# Start of Listing
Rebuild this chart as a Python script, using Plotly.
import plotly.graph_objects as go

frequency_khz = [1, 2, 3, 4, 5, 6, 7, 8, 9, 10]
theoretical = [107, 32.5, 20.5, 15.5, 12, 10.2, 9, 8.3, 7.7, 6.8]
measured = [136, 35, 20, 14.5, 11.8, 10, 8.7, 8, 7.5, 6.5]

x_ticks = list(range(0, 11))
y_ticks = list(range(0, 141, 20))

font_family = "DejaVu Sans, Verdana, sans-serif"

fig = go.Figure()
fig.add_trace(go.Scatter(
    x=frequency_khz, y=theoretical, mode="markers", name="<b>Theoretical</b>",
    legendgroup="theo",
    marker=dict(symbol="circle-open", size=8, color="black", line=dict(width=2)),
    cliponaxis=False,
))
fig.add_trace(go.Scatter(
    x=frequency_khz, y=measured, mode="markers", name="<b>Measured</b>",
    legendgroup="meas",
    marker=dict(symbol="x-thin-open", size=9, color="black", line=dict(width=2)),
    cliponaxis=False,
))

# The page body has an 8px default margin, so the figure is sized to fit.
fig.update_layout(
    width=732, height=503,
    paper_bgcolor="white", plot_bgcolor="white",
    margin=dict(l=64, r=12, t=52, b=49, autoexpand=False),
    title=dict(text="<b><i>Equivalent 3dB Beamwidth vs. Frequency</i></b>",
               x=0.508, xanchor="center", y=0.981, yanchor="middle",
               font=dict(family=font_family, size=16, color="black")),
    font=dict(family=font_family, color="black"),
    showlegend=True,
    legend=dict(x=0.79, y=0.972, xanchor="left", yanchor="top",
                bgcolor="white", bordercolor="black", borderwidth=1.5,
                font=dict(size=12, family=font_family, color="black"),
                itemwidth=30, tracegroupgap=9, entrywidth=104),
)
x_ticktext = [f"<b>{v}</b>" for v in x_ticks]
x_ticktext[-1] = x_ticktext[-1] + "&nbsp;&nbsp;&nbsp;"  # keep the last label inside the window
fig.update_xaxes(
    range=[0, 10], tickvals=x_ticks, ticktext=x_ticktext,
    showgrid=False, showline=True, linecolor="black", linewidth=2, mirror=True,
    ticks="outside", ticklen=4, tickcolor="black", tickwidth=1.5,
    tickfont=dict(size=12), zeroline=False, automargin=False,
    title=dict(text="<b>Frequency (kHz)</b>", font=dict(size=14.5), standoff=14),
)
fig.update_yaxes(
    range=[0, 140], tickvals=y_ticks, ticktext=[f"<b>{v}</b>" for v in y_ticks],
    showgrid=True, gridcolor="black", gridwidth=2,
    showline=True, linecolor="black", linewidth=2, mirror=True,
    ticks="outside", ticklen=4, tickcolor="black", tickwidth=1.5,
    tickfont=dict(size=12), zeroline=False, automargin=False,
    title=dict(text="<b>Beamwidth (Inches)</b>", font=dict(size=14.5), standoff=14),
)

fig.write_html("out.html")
# End of Listing
# Start of Listing
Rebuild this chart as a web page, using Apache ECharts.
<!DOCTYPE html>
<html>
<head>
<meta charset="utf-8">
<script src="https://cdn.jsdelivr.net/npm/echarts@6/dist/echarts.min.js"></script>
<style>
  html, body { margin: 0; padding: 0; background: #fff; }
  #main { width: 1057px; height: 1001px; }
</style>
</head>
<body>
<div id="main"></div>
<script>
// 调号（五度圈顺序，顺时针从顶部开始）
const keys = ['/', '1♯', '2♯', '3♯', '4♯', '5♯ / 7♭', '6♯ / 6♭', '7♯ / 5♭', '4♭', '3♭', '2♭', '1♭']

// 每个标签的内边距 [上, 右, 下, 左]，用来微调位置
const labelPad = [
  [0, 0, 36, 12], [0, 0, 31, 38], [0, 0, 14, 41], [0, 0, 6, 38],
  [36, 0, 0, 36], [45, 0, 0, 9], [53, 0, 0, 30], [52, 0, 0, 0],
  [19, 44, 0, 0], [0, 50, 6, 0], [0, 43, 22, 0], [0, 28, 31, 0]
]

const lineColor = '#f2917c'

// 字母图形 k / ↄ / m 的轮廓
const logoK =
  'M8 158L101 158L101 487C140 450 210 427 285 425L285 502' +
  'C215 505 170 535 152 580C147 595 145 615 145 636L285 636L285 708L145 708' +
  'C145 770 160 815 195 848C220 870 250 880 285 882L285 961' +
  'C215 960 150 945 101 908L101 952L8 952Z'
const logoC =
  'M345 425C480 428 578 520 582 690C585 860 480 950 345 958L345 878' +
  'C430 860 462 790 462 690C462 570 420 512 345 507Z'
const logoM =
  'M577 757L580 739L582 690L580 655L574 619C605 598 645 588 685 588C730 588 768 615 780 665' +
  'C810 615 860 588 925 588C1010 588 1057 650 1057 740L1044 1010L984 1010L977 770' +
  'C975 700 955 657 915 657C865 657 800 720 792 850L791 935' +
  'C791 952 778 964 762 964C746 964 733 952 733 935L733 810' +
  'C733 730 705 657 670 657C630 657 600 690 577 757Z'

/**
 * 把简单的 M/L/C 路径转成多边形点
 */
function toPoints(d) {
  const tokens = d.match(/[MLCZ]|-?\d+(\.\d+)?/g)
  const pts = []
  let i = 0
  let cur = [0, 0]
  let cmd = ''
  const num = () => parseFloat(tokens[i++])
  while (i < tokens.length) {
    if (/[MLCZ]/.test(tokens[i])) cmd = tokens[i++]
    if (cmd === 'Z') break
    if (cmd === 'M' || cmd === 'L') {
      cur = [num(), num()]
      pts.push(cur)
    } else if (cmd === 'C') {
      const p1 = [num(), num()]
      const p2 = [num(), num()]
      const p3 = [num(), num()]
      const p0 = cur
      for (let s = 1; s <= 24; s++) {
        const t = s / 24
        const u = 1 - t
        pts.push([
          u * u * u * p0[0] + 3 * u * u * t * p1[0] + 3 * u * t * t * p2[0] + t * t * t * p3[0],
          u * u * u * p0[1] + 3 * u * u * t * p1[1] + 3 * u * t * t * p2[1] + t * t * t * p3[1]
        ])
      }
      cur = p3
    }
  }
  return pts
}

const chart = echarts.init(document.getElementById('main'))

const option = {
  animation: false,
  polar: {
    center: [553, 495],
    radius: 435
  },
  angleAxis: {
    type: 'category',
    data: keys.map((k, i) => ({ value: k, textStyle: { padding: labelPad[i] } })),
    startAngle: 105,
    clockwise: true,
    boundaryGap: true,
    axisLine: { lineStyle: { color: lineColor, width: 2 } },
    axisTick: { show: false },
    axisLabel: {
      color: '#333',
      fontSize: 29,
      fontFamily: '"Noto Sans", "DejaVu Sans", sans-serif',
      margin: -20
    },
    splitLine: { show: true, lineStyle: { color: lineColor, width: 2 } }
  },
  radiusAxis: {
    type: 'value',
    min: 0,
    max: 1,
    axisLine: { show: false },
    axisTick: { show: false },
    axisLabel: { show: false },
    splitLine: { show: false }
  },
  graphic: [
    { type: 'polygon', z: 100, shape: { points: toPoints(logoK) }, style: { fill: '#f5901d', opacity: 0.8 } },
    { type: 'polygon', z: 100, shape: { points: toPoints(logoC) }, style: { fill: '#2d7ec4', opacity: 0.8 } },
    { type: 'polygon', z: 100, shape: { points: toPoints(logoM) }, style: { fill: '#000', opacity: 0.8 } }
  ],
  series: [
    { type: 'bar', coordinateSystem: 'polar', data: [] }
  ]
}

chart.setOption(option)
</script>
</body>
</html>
# End of Listing
Return verbatim the lines that run from the line containing "Rebuild this chart as a web" through the line containing "690 577 757Z'", inclusive.

Rebuild this chart as a web page, using Apache ECharts.
<!DOCTYPE html>
<html>
<head>
<meta charset="utf-8">
<script src="https://cdn.jsdelivr.net/npm/echarts@6/dist/echarts.min.js"></script>
<style>
  html, body { margin: 0; padding: 0; background: #fff; }
  #main { width: 1057px; height: 1001px; }
</style>
</head>
<body>
<div id="main"></div>
<script>
// 调号（五度圈顺序，顺时针从顶部开始）
const keys = ['/', '1♯', '2♯', '3♯', '4♯', '5♯ / 7♭', '6♯ / 6♭', '7♯ / 5♭', '4♭', '3♭', '2♭', '1♭']

// 每个标签的内边距 [上, 右, 下, 左]，用来微调位置
const labelPad = [
  [0, 0, 36, 12], [0, 0, 31, 38], [0, 0, 14, 41], [0, 0, 6, 38],
  [36, 0, 0, 36], [45, 0, 0, 9], [53, 0, 0, 30], [52, 0, 0, 0],
  [19, 44, 0, 0], [0, 50, 6, 0], [0, 43, 22, 0], [0, 28, 31, 0]
]

const lineColor = '#f2917c'

// 字母图形 k / ↄ / m 的轮廓
const logoK =
  'M8 158L101 158L101 487C140 450 210 427 285 425L285 502' +
  'C215 505 170 535 152 580C147 595 145 615 145 636L285 636L285 708L145 708' +
  'C145 770 160 815 195 848C220 870 250 880 285 882L285 961' +
  'C215 960 150 945 101 908L101 952L8 952Z'
const logoC =
  'M345 425C480 428 578 520 582 690C585 860 480 950 345 958L345 878' +
  'C430 860 462 790 462 690C462 570 420 512 345 507Z'
const logoM =
  'M577 757L580 739L582 690L580 655L574 619C605 598 645 588 685 588C730 588 768 615 780 665' +
  'C810 615 860 588 925 588C1010 588 1057 650 1057 740L1044 1010L984 1010L977 770' +
  'C975 700 955 657 915 657C865 657 800 720 792 850L791 935' +
  'C791 952 778 964 762 964C746 964 733 952 733 935L733 810' +
  'C733 730 705 657 670 657C630 657 600 690 577 757Z'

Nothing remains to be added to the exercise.